The stock market has been on a roll, scaling new highs and delivering hefty returns for investors in recent times. If you have a low risk appetite, you can opt for funds that invest predominantly in debt but also take notable exposure to equity.

While the debt portion of the fund’s portfolio can help contain downside well, exposure to equity can add spice to your returns, if the bulls continue to charge on D-street. Birla Sun Life MIP II Wealth 25, which has been investing about 70 per cent of its portfolio in debt, has delivered steady and category-beating returns across time periods.

The debt market has had an excellent run over the past year, with yield on G-Sec falling by about one percentage point. Birla Sun Life MIP’s active management of its debt portfolio, as also good exposure of mid- and small cap stocks, helped the fund rake in a strong 17-odd per cent return over the last one year. In recent months, the fund has trimmed its exposure to mid- and small-caps within its equity basket and also reduced duration in its debt portfolio.

Given the spectacular run in both equity and debt market over the past one year, adopting a more cautious stance at this juncture is welcome.

Growth option

The common misconception with funds such as Birla Sun Life MIP II Wealth 25, which carry the ‘monthly income plan’ tag, is that these funds are ideal to generate a steady flow of income for those looking at alternatives to bank fixed deposits.

But while MIPs give you income in the form of dividends, just like any other fund, you must remember that there is no guarantee on the monthly income.
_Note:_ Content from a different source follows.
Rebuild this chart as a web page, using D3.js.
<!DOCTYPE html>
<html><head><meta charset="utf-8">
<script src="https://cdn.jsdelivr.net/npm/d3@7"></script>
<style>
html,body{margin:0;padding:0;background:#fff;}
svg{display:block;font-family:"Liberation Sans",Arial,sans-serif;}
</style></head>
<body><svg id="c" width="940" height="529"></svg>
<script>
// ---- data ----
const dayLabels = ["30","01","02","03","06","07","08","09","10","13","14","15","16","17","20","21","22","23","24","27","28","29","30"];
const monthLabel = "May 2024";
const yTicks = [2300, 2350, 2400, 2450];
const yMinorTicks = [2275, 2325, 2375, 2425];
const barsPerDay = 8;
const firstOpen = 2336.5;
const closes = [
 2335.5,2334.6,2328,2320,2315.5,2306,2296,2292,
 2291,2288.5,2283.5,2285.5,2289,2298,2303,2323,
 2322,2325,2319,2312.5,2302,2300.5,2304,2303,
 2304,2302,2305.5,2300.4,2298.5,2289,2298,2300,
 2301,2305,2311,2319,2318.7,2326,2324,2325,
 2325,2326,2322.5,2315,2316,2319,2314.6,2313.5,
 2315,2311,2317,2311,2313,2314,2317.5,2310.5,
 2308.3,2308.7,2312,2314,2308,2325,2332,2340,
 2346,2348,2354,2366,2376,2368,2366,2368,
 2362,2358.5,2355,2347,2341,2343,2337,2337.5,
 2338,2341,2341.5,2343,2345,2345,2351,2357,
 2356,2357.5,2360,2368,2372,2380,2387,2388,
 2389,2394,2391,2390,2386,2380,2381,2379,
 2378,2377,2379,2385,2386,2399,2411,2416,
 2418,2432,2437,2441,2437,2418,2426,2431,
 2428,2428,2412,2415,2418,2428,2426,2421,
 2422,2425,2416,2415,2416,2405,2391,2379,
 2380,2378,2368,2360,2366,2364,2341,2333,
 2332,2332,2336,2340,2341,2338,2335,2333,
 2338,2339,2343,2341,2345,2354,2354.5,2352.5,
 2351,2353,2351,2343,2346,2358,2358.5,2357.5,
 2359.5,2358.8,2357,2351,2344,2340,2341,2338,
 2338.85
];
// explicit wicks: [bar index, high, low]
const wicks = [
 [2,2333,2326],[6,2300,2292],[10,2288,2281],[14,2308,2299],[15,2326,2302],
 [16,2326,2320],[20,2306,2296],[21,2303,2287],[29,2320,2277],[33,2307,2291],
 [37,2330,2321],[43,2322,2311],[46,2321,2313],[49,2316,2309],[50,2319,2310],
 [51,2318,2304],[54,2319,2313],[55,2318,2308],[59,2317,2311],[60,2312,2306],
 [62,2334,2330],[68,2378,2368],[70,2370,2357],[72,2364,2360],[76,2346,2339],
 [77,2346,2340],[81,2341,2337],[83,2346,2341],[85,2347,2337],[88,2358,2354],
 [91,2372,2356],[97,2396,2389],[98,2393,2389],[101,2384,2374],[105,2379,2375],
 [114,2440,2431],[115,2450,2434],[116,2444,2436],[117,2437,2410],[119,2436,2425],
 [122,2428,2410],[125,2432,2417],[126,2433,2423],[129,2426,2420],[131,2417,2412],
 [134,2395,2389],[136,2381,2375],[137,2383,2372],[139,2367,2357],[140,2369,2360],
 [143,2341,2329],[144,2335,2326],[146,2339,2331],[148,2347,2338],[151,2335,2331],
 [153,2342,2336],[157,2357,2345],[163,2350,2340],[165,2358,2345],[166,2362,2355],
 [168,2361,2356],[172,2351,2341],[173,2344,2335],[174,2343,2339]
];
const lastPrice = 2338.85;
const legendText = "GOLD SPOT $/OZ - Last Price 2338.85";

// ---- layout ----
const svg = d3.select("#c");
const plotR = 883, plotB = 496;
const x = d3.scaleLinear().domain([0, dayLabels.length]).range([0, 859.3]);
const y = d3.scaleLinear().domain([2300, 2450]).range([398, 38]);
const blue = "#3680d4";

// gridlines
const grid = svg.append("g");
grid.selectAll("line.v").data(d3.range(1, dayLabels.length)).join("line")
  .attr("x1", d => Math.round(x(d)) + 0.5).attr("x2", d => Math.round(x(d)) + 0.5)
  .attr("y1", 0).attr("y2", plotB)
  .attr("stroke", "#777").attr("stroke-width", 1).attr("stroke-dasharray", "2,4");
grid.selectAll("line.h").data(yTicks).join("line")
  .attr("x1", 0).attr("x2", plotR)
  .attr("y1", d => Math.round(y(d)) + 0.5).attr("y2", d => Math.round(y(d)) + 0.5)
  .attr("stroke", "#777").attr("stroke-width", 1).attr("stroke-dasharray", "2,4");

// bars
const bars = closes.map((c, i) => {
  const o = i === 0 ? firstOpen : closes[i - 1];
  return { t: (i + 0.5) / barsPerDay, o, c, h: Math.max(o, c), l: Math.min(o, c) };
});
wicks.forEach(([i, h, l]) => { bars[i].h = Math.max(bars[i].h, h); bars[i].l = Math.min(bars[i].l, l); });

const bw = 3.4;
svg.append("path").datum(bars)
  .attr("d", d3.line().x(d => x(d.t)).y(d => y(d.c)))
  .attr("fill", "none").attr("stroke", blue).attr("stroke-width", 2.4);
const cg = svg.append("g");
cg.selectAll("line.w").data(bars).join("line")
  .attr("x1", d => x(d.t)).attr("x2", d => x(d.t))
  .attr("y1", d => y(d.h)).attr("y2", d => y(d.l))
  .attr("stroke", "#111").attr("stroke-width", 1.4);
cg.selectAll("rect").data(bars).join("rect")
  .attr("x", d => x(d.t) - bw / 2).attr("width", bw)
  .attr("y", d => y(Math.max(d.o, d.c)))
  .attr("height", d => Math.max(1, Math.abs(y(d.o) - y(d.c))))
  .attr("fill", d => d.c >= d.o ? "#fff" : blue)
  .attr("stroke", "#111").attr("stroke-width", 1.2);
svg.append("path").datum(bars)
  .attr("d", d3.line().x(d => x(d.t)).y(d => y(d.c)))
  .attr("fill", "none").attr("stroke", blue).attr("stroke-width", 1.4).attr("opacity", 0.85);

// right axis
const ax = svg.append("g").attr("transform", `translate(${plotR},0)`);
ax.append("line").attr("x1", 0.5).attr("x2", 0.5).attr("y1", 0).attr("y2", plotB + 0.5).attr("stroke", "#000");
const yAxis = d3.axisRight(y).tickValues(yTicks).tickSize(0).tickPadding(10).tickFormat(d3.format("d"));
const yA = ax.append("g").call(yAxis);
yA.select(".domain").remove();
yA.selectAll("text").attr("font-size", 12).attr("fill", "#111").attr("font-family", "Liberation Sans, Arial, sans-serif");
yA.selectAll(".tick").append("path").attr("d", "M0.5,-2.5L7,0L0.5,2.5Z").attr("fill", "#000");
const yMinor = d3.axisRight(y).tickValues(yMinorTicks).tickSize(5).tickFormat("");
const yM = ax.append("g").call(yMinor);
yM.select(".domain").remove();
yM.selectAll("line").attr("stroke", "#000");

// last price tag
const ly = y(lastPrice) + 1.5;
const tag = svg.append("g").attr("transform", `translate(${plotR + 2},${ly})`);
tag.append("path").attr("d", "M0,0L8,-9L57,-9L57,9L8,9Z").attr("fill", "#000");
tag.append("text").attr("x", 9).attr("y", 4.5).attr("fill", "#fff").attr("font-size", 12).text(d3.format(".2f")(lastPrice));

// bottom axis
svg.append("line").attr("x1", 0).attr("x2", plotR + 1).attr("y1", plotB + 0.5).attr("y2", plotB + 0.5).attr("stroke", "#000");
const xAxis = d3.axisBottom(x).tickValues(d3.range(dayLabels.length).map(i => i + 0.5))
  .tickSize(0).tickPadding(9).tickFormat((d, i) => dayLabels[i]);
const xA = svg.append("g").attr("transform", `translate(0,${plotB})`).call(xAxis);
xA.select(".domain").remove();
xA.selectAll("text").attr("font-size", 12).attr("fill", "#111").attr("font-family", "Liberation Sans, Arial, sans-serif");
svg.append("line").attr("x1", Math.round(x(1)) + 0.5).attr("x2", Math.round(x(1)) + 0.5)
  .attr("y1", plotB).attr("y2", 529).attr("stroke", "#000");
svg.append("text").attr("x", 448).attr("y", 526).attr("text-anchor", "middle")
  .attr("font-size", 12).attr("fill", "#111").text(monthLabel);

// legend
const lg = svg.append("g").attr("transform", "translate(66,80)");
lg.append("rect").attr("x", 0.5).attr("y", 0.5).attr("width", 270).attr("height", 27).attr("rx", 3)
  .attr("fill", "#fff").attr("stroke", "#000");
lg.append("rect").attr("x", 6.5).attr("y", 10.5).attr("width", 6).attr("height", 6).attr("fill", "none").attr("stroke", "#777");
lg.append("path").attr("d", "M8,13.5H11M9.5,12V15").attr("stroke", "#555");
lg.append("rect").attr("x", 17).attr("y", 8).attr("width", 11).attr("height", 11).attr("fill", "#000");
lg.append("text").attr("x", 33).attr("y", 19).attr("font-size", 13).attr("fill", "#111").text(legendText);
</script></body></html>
Birla Sun Life MIP II Wealth 25 has been a consistent dividend payer. Nonetheless, investors not looking for a regular payout should opt for the growth option, to rake in better returns. While dividends declared by funds are not taxable in the hands of the individual, the fund house has to deduct taxes before distributing dividend to investors. All non-equity investments now attract a dividend distribution tax (DDT) of 28.8 per cent. The growth option of Birla Sun Life MIP II Wealth 25 has delivered double digit returns over one-, three- and five-year periods of 14-17 per cent.

Deft calls

The fund has actively managed both its debt and equity portfolio. In 2014, for instance, the fund upped its exposure to G-Secs to 40-50 per cent.

After keeping 55-60 per cent of its investments in government bonds through most of 2016, the fund has, in recent months trimmed down its exposure to around 45 per cent.

The RBI’s still ‘wait and watch’ approach towards rate cut has led to some uncertainty in bond markets.

The fund taking a cautious call on debt can help tide over volatility better. The fund currently has a duration of 5.8 years.

Good stock picks have also helped the fund spice up its returns. The fund had 40-45 per cent of its equity portfolio in mid- and small caps in the initial part of 2016, which it has been gradually bringing down. Currently, the fund has about 25 per cent of its equity in mid- and small-cap stocks.

Having stocks such as Voltas, Johnson Controls-Hitachi Air Conditioning India, PNB Housing Finance, Bajaj Finserv, and V-Mart Retail added spice to the fund’s returns in 2017. Buying into stocks of SpiceJet and TVS Motors has also worked in the fund’s favour this year.